Although sentiment towards European equities has improved since I wrote about it last Fall (pretty sure I am alone in this trade), this opportunity is not something that will be quickly arbitraged away. Not only that, but deep down, investors are still skeptical about the long term prospects for European equities. Sure, they are willing to surf European equities for a wave or two, but ask them where they are willing to invest for the long haul, and Europe is rarely in the running as a top pick.
I understand their pessimism. Europe has a lot of problems. Poor demographics, an unstable political union, layers of bureaucracy, the list goes on and on. It’s tough to imagine Europe being a great place to park your money.
Yet too many investors mistakenly believe good old fashioned fundamentals still drive financial asset markets. Nothing could be further from the truth.
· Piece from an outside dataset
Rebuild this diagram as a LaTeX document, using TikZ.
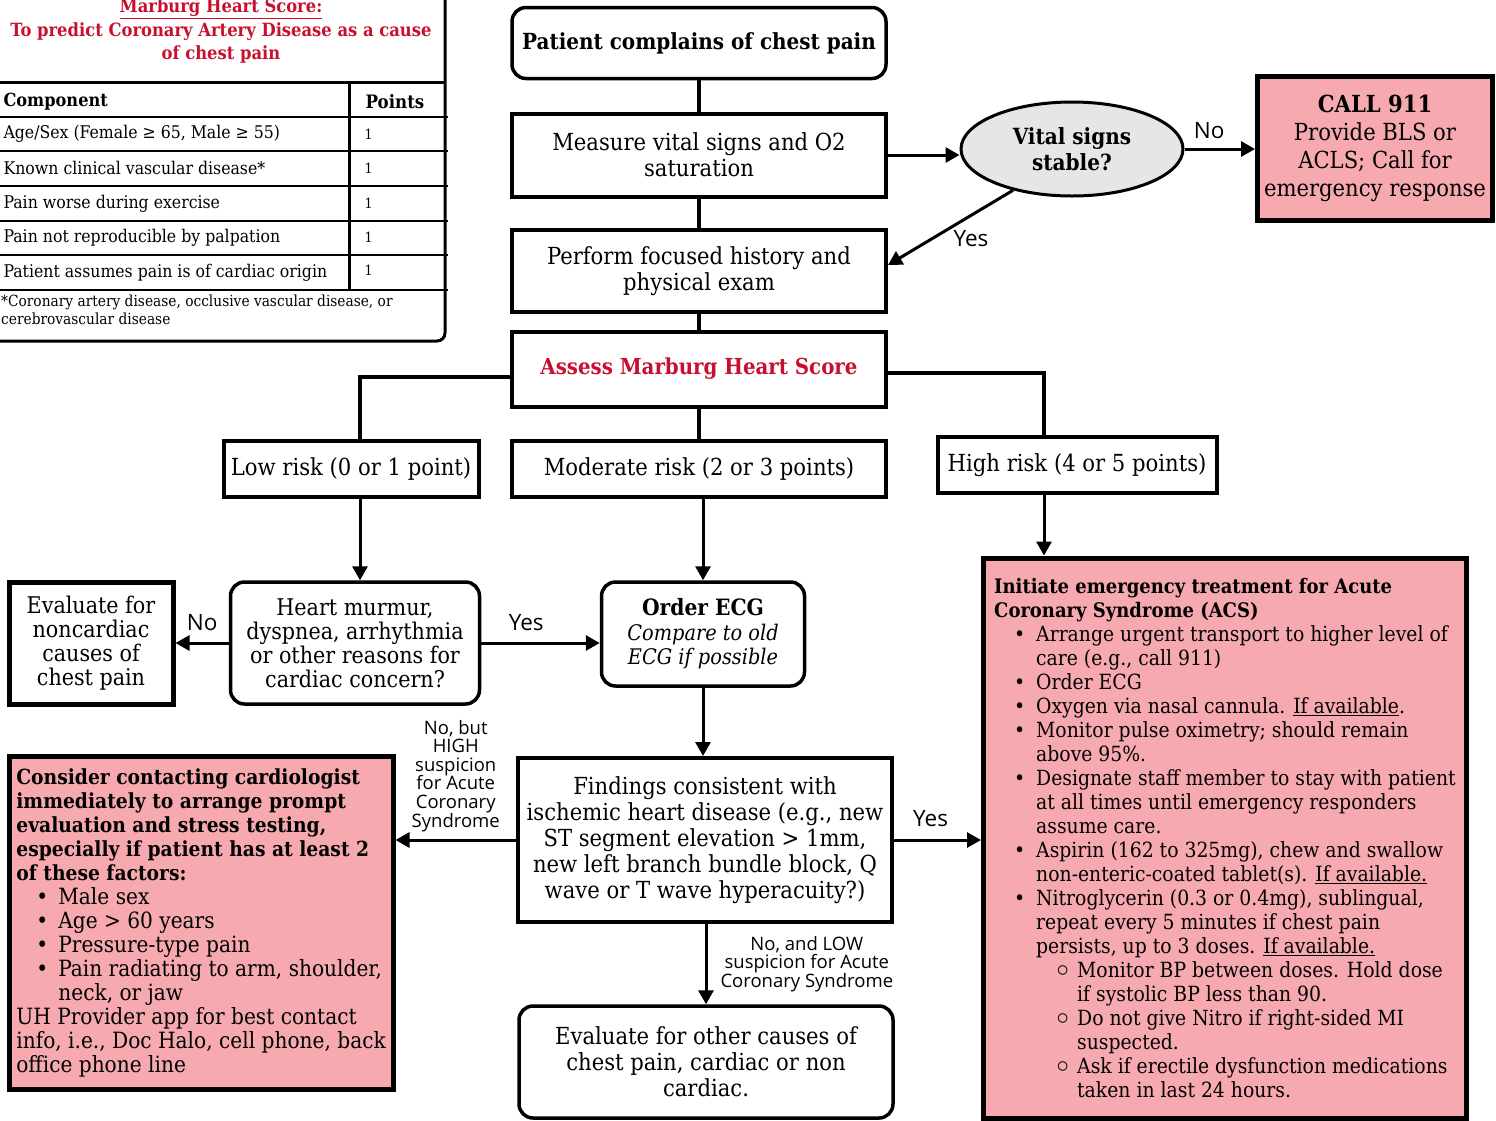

Since the 2008 credit crisis, Central Bank flows have made a mockery of financial pricing theory.
How do you determine the fair value of assets, when the risk free rate which most other assets are priced off, is negative?
Try putting negative yields (or even just tiny yields) into the Fed equation model and figure out the price for a stock index.
The current situation in Europe is remarkably similar to the U.S. period of 2010 to 2014. At that time, most investors were extremely negative about America’s prospects. Many investors called it a “sugar high” induced by the Fed’s continual balance sheet expansion. There were all sorts of forecasts of doom. Yet stocks kept climbing… and climbing.
The same thing will most likely happen in Europe. The ECB is aggressively expanding their balance sheet, and they have even pushed short term rates to absurdly negative levels. Their monetary policy is just bat sh*t crazy.
Lately the market has started to wake up to the relative cheapness of European equities, and there has been a pronounced swing from America to Europe. In fact, since the Trump election victory, European stocks have now outperformed American equities.